STORED DATA -
·····

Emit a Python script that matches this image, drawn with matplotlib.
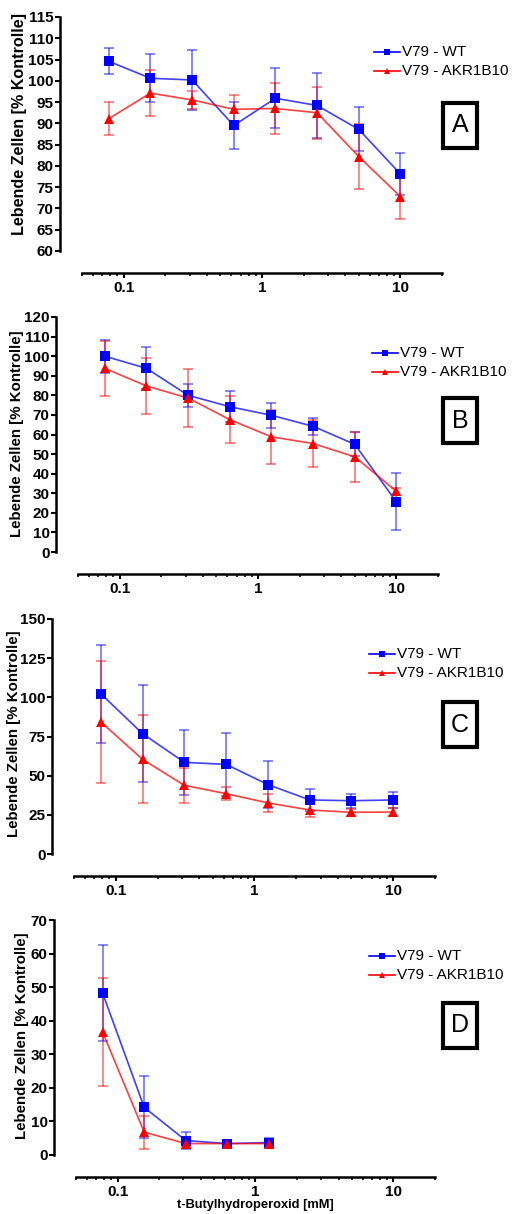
import matplotlib
matplotlib.use("Agg")
import matplotlib.pyplot as plt
from matplotlib.patches import Rectangle
from matplotlib.ticker import LogLocator, FixedLocator, NullFormatter, FixedFormatter

plt.rcParams['font.family'] = ['Liberation Sans', 'DejaVu Sans']

# ---- data ----
conc = [0.078, 0.156, 0.3125, 0.625, 1.25, 2.5, 5, 10]
conc_d = [0.078, 0.156, 0.3125, 0.625, 1.25]

a_wt = [104.6, 100.6, 100.2, 89.5, 95.9, 94.2, 88.6, 78.1]
a_wt_err = [3.0, 5.6, 7.1, 5.5, 7.1, 7.7, 5.2, 5.0]
a_ak = [91.1, 97.1, 95.5, 93.3, 93.5, 92.5, 82.2, 72.8]
a_ak_err = [3.9, 5.4, 2.1, 3.3, 5.9, 6.1, 7.7, 5.3]

b_wt = [100.0, 93.8, 80.0, 74.2, 69.8, 64.2, 55.0, 25.6]
b_wt_err = [8.4, 10.7, 5.9, 7.8, 6.5, 4.2, 6.1, 14.5]
b_ak = [93.8, 84.8, 78.6, 67.6, 58.8, 55.4, 48.6, 31.0]
b_ak_err = [14.0, 14.5, 14.8, 12.0, 13.9, 12.0, 12.6, 1.9]

c_wt = [102.3, 76.8, 58.5, 57.2, 44.3, 34.5, 34.0, 34.5]
c_wt_err = [31.3, 31.0, 20.8, 20.2, 15.2, 7.0, 4.6, 5.3]
c_ak = [84.3, 60.4, 43.8, 38.5, 32.6, 28.1, 26.6, 26.8]
c_ak_err = [38.7, 28.1, 11.2, 4.1, 5.5, 4.8, 2.4, 2.3]

d_wt = [48.2, 14.2, 4.3, 3.4, 3.7]
d_wt_err = [14.3, 9.2, 2.6, 1.1, 1.3]
d_ak = [36.6, 6.8, 3.4, 3.4, 3.4]
d_ak_err = [16.1, 4.9, 0.9, 0.9, 0.9]

series_labels = ["V79 - WT", "V79 - AKR1B10"]
panel_letters = ["A", "B", "C", "D"]
y_ranges = [(60, 115, 5), (0, 120, 10), (0, 150, 25), (0, 70, 10)]
xlabel_text = "t-Butylhydroperoxid [mM]"
ylabel_text = "Lebende Zellen [% Kontrolle]"
xtick_vals = [0.1, 1, 10]
xtick_labels = ["0.1", "1", "10"]

panels = [
    (conc, a_wt, a_wt_err, a_ak, a_ak_err),
    (conc, b_wt, b_wt_err, b_ak, b_ak_err),
    (conc, c_wt, c_wt_err, c_ak, c_ak_err),
    (conc_d, d_wt, d_wt_err, d_ak, d_ak_err),
]

W, H = 512, 1214
fig = plt.figure(figsize=(W / 100, H / 100), dpi=100)

# axes boxes in pixels: (left, top, right, bottom)
boxes = [(82, 17, 442, 251), (78, 317, 438, 552), (74, 619, 435, 854), (76, 920, 435, 1155)]
legend_pos = [(374, 52), (372, 353), (369, 654), (369, 956)]
letter_boxes = [(443, 103), (443, 398), (443, 702), (443, 1003)]
ylabel_pos = [(20, 124, 11.6), (17, 434, 10.8), (14, 734, 10.8), (22, 1036, 10.8)]

BLUE = (0, 0, 1)
RED = (1, 0, 0)

for i, (xs, wt, wte, ak, ake) in enumerate(panels):
    l, t, r, b = boxes[i]
    ax = fig.add_axes([l / W, 1 - b / H, (r - l) / W, (b - t) / H])
    ax.set_xscale('log')
    ax.set_xlim(0.05, 20)
    y0, y1, ys = y_ranges[i]
    ax.set_ylim(y0, y1)
    ax.set_yticks(list(range(y0, y1 + 1, ys)))

    for ys_, es_, col, mk, ms in [(wt, wte, BLUE, 's', 6.5), (ak, ake, RED, '^', 6.5)]:
        ax.errorbar(xs, ys_, yerr=es_, fmt='none', ecolor=col, alpha=0.55,
                    elinewidth=1.2, capsize=3.5, capthick=1.2, zorder=2)
        ax.plot(xs, ys_, '-', color=col, alpha=0.75, lw=1.2, zorder=3)
        ax.plot(xs, ys_, linestyle='none', marker=mk, color=col, ms=ms,
                markeredgewidth=0, zorder=4, clip_on=False)

    for s in ['top', 'right']:
        ax.spines[s].set_visible(False)
    ax.spines['left'].set_position(('outward', 16))
    ax.spines['bottom'].set_position(('outward', 16))
    ax.spines['left'].set_linewidth(1.8)
    ax.spines['bottom'].set_linewidth(1.8)
    ax.xaxis.set_major_locator(FixedLocator(xtick_vals))
    ax.xaxis.set_major_formatter(FixedFormatter(xtick_labels))
    ax.xaxis.set_minor_locator(LogLocator(base=10, subs=range(2, 10)))
    ax.xaxis.set_minor_formatter(NullFormatter())
    ax.tick_params(axis='both', which='major', length=3.8, width=1.5, labelsize=11, pad=0.6)
    ax.tick_params(axis='x', which='major', pad=1.5)
    ax.tick_params(axis='x', which='minor', length=2.4, width=1.2)
    for lab in ax.get_xticklabels() + ax.get_yticklabels():
        lab.set_fontweight('bold')
    yx, yy, ysz = ylabel_pos[i]
    fig.text(yx / W, 1 - yy / H, ylabel_text, rotation=90, fontsize=ysz,
             fontweight='bold', ha='center', va='center')
    if i == 3:
        fig.text(255 / W, 1 - 1205 / H, xlabel_text, fontsize=9.3,
                 fontweight='bold', ha='center', va='center')
    ax.patch.set_visible(False)

    # legend (manual)
    lx, ly = legend_pos[i]
    for k, (col, mk) in enumerate([(BLUE, 's'), (RED, '^')]):
        yy2 = 1 - (ly + 19 * k) / H
        fig.add_artist(plt.Line2D([lx / W, (lx + 26) / W], [yy2, yy2], color=col, lw=1.2,
                                  transform=fig.transFigure))
        fig.add_artist(plt.Line2D([(lx + 13) / W], [yy2], color=col, marker=mk, ms=5,
                                  markeredgewidth=0, transform=fig.transFigure))
        fig.text((lx + 28) / W, yy2, series_labels[k], fontsize=11, va='center', ha='left')

    # letter box
    bx, by = letter_boxes[i]
    fig.add_artist(Rectangle((bx / W, 1 - (by + 45) / H), 34 / W, 45 / H, fill=False,
                             lw=3, edgecolor='black', transform=fig.transFigure))
    fig.text((bx + 17) / W, 1 - (by + 22.5) / H, panel_letters[i], fontsize=18,
             ha='center', va='center')

fig.savefig("out.png", dpi=100)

·····

BRIEF -
Up to and including the line containing "fig = plt.figure(figsize=(W", repeat every line from the start of the data, but none of the pictures.

ANSWER TO THE TASK -
Emit a Python script that matches this image, drawn with matplotlib.
import matplotlib
matplotlib.use("Agg")
import matplotlib.pyplot as plt
from matplotlib.patches import Rectangle
from matplotlib.ticker import LogLocator, FixedLocator, NullFormatter, FixedFormatter

plt.rcParams['font.family'] = ['Liberation Sans', 'DejaVu Sans']

# ---- data ----
conc = [0.078, 0.156, 0.3125, 0.625, 1.25, 2.5, 5, 10]
conc_d = [0.078, 0.156, 0.3125, 0.625, 1.25]

a_wt = [104.6, 100.6, 100.2, 89.5, 95.9, 94.2, 88.6, 78.1]
a_wt_err = [3.0, 5.6, 7.1, 5.5, 7.1, 7.7, 5.2, 5.0]
a_ak = [91.1, 97.1, 95.5, 93.3, 93.5, 92.5, 82.2, 72.8]
a_ak_err = [3.9, 5.4, 2.1, 3.3, 5.9, 6.1, 7.7, 5.3]

b_wt = [100.0, 93.8, 80.0, 74.2, 69.8, 64.2, 55.0, 25.6]
b_wt_err = [8.4, 10.7, 5.9, 7.8, 6.5, 4.2, 6.1, 14.5]
b_ak = [93.8, 84.8, 78.6, 67.6, 58.8, 55.4, 48.6, 31.0]
b_ak_err = [14.0, 14.5, 14.8, 12.0, 13.9, 12.0, 12.6, 1.9]

c_wt = [102.3, 76.8, 58.5, 57.2, 44.3, 34.5, 34.0, 34.5]
c_wt_err = [31.3, 31.0, 20.8, 20.2, 15.2, 7.0, 4.6, 5.3]
c_ak = [84.3, 60.4, 43.8, 38.5, 32.6, 28.1, 26.6, 26.8]
c_ak_err = [38.7, 28.1, 11.2, 4.1, 5.5, 4.8, 2.4, 2.3]

d_wt = [48.2, 14.2, 4.3, 3.4, 3.7]
d_wt_err = [14.3, 9.2, 2.6, 1.1, 1.3]
d_ak = [36.6, 6.8, 3.4, 3.4, 3.4]
d_ak_err = [16.1, 4.9, 0.9, 0.9, 0.9]

series_labels = ["V79 - WT", "V79 - AKR1B10"]
panel_letters = ["A", "B", "C", "D"]
y_ranges = [(60, 115, 5), (0, 120, 10), (0, 150, 25), (0, 70, 10)]
xlabel_text = "t-Butylhydroperoxid [mM]"
ylabel_text = "Lebende Zellen [% Kontrolle]"
xtick_vals = [0.1, 1, 10]
xtick_labels = ["0.1", "1", "10"]

panels = [
    (conc, a_wt, a_wt_err, a_ak, a_ak_err),
    (conc, b_wt, b_wt_err, b_ak, b_ak_err),
    (conc, c_wt, c_wt_err, c_ak, c_ak_err),
    (conc_d, d_wt, d_wt_err, d_ak, d_ak_err),
]

W, H = 512, 1214
fig = plt.figure(figsize=(W / 100, H / 100), dpi=100)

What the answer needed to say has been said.